Education is Everywhere

“Be open to lessons in the most unlikely of places. Not all cooking techniques are learned in the professional kitchen, and not all inspiration comes from fancy restaurants.”
 
- Vivian Howard, Chef at Chef & The Farmer
5

Teamwork is Key

"Help out your team. When one person goes down the entire team does. We are a family, we celebrate wins and comfort each other in loses. This extends outside of the kitchen."
 
- Kevin Fink, Executive Chef and Owner of Emmer and Rye
6

It's All About the Little Things

“ Don’t ever think you are too good or above doing the small jobs. Be it taking the twist ties off the delivered linen hangers, to straighten a frame on the wall, to un-jamming all the ice in the top of the ice machine...these are all things that I've seen Chef Keller do when he comes to the Bakery.”
 
- Alessandra Altieri, Director of Bouchon Bakery 
7

You Start Over Everyday

“The restaurant industry is rare in that unlike other arts, you start over everyday.

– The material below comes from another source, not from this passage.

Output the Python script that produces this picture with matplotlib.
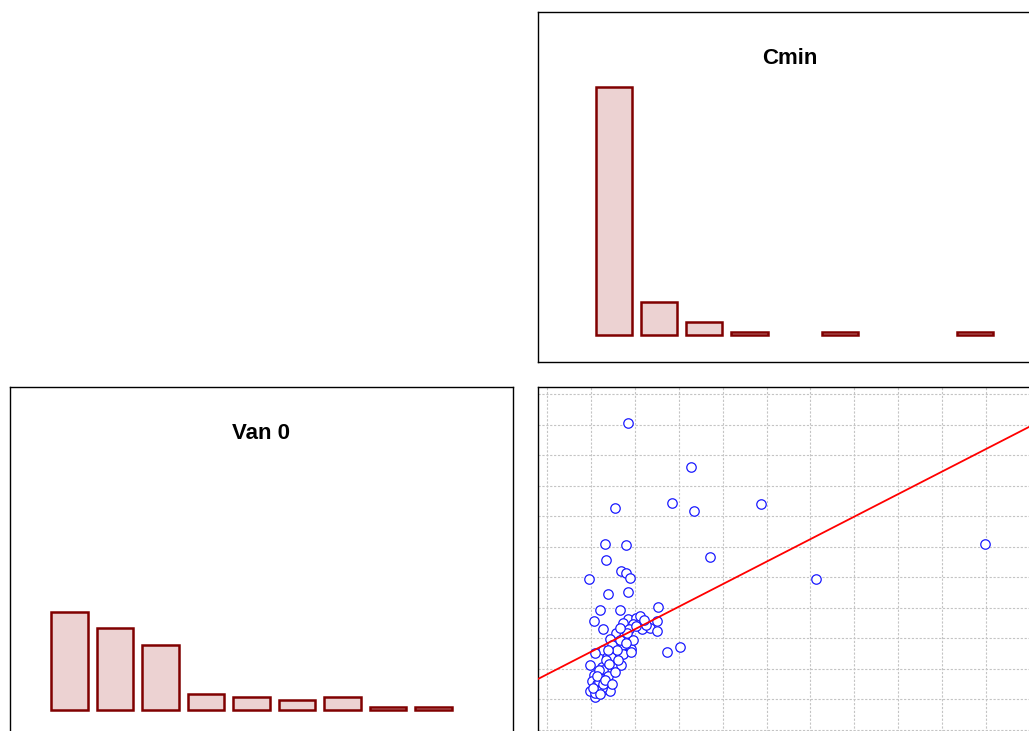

You do not cut an album, take a photo, create a building, or paint a painting and it lives on for people to enjoy, for a very long time just as you created the first time. Everyday we wake up and start from scratch, and everyday we have the opportunity to hit the homerun or strike out. It is that challenge, risk taking, constant window for failure or gratification that fuels all of us.”